• **Exercise instructions**:
Leave out any pictures and transcribe all other data below exactly.

• **Stored data**:
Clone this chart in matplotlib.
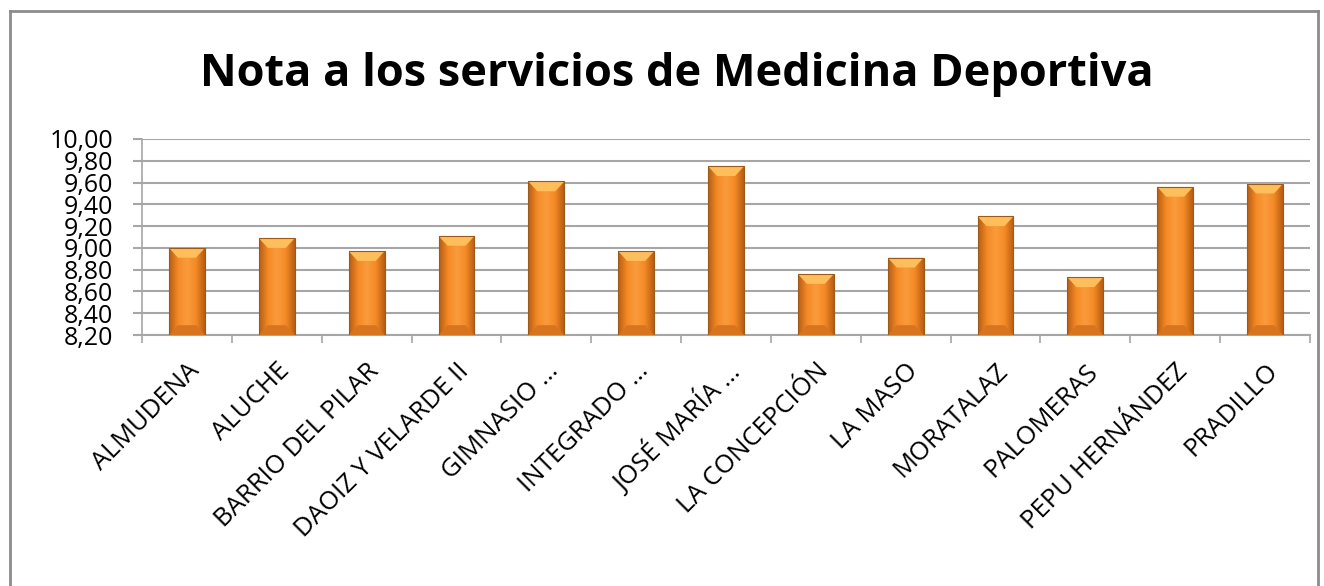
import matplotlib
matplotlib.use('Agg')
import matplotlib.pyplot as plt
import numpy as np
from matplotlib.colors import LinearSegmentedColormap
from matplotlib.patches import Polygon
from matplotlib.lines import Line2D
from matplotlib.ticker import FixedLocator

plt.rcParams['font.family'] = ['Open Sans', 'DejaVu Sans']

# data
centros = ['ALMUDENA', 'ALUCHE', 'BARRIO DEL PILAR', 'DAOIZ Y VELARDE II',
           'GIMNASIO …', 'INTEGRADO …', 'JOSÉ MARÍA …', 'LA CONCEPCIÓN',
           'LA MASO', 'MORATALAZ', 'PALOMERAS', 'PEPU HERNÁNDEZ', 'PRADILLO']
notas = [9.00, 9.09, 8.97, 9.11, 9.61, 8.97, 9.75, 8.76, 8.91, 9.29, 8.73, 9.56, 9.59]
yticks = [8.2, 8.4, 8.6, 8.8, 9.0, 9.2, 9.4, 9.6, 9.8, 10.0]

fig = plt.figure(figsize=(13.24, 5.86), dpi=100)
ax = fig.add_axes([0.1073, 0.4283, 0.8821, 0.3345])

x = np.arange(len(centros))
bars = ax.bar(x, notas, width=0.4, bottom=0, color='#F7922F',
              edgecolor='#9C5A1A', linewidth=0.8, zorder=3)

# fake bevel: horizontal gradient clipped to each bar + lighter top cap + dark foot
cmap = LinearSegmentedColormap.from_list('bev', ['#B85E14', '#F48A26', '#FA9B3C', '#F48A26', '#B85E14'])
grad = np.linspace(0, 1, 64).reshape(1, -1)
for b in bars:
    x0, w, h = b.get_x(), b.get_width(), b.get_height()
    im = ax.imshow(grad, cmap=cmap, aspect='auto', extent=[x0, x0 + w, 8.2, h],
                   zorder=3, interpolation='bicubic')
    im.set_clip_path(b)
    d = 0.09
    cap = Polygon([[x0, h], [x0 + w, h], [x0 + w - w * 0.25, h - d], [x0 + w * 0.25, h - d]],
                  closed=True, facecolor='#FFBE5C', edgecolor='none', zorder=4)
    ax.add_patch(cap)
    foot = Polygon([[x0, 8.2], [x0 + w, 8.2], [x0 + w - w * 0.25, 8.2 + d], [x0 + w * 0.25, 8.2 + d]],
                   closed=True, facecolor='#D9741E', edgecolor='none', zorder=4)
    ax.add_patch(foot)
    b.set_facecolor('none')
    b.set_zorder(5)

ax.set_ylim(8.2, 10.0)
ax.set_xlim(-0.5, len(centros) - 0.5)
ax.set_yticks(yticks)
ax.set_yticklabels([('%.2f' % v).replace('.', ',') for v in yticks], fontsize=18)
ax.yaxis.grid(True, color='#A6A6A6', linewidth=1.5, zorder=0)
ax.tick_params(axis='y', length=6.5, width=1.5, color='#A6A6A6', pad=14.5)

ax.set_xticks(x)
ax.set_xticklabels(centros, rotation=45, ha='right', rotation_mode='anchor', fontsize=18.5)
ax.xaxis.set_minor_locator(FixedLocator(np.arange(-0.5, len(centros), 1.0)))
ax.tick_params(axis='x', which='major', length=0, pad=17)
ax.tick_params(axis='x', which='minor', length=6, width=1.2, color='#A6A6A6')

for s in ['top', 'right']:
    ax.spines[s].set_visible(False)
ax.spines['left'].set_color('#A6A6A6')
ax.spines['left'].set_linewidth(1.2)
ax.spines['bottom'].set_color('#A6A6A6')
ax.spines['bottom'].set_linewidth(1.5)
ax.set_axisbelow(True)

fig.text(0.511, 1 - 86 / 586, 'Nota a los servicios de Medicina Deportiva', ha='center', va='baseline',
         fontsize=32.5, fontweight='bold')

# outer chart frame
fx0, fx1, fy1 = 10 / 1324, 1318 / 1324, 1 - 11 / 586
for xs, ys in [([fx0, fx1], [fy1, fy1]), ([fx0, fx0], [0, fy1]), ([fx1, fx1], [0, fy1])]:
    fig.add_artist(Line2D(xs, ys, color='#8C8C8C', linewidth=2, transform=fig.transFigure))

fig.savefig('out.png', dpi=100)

• **Solution to this task**:
Clone this chart in matplotlib.
import matplotlib
matplotlib.use('Agg')
import matplotlib.pyplot as plt
import numpy as np
from matplotlib.colors import LinearSegmentedColormap
from matplotlib.patches import Polygon
from matplotlib.lines import Line2D
from matplotlib.ticker import FixedLocator

plt.rcParams['font.family'] = ['Open Sans', 'DejaVu Sans']

# data
centros = ['ALMUDENA', 'ALUCHE', 'BARRIO DEL PILAR', 'DAOIZ Y VELARDE II',
           'GIMNASIO …', 'INTEGRADO …', 'JOSÉ MARÍA …', 'LA CONCEPCIÓN',
           'LA MASO', 'MORATALAZ', 'PALOMERAS', 'PEPU HERNÁNDEZ', 'PRADILLO']
notas = [9.00, 9.09, 8.97, 9.11, 9.61, 8.97, 9.75, 8.76, 8.91, 9.29, 8.73, 9.56, 9.59]
yticks = [8.2, 8.4, 8.6, 8.8, 9.0, 9.2, 9.4, 9.6, 9.8, 10.0]

fig = plt.figure(figsize=(13.24, 5.86), dpi=100)
ax = fig.add_axes([0.1073, 0.4283, 0.8821, 0.3345])

x = np.arange(len(centros))
bars = ax.bar(x, notas, width=0.4, bottom=0, color='#F7922F',
              edgecolor='#9C5A1A', linewidth=0.8, zorder=3)

# fake bevel: horizontal gradient clipped to each bar + lighter top cap + dark foot
cmap = LinearSegmentedColormap.from_list('bev', ['#B85E14', '#F48A26', '#FA9B3C', '#F48A26', '#B85E14'])
grad = np.linspace(0, 1, 64).reshape(1, -1)
for b in bars:
    x0, w, h = b.get_x(), b.get_width(), b.get_height()
    im = ax.imshow(grad, cmap=cmap, aspect='auto', extent=[x0, x0 + w, 8.2, h],
                   zorder=3, interpolation='bicubic')
    im.set_clip_path(b)
    d = 0.09
    cap = Polygon([[x0, h], [x0 + w, h], [x0 + w - w * 0.25, h - d], [x0 + w * 0.25, h - d]],
                  closed=True, facecolor='#FFBE5C', edgecolor='none', zorder=4)
    ax.add_patch(cap)
    foot = Polygon([[x0, 8.2], [x0 + w, 8.2], [x0 + w - w * 0.25, 8.2 + d], [x0 + w * 0.25, 8.2 + d]],
                   closed=True, facecolor='#D9741E', edgecolor='none', zorder=4)
    ax.add_patch(foot)
    b.set_facecolor('none')
    b.set_zorder(5)

ax.set_ylim(8.2, 10.0)
ax.set_xlim(-0.5, len(centros) - 0.5)
ax.set_yticks(yticks)
ax.set_yticklabels([('%.2f' % v).replace('.', ',') for v in yticks], fontsize=18)
ax.yaxis.grid(True, color='#A6A6A6', linewidth=1.5, zorder=0)
ax.tick_params(axis='y', length=6.5, width=1.5, color='#A6A6A6', pad=14.5)

ax.set_xticks(x)
ax.set_xticklabels(centros, rotation=45, ha='right', rotation_mode='anchor', fontsize=18.5)
ax.xaxis.set_minor_locator(FixedLocator(np.arange(-0.5, len(centros), 1.0)))
ax.tick_params(axis='x', which='major', length=0, pad=17)
ax.tick_params(axis='x', which='minor', length=6, width=1.2, color='#A6A6A6')

for s in ['top', 'right']:
    ax.spines[s].set_visible(False)
ax.spines['left'].set_color('#A6A6A6')
ax.spines['left'].set_linewidth(1.2)
ax.spines['bottom'].set_color('#A6A6A6')
ax.spines['bottom'].set_linewidth(1.5)
ax.set_axisbelow(True)

fig.text(0.511, 1 - 86 / 586, 'Nota a los servicios de Medicina Deportiva', ha='center', va='baseline',
         fontsize=32.5, fontweight='bold')

# outer chart frame
fx0, fx1, fy1 = 10 / 1324, 1318 / 1324, 1 - 11 / 586
for xs, ys in [([fx0, fx1], [fy1, fy1]), ([fx0, fx0], [0, fy1]), ([fx1, fx1], [0, fy1])]:
    fig.add_artist(Line2D(xs, ys, color='#8C8C8C', linewidth=2, transform=fig.transFigure))

fig.savefig('out.png', dpi=100)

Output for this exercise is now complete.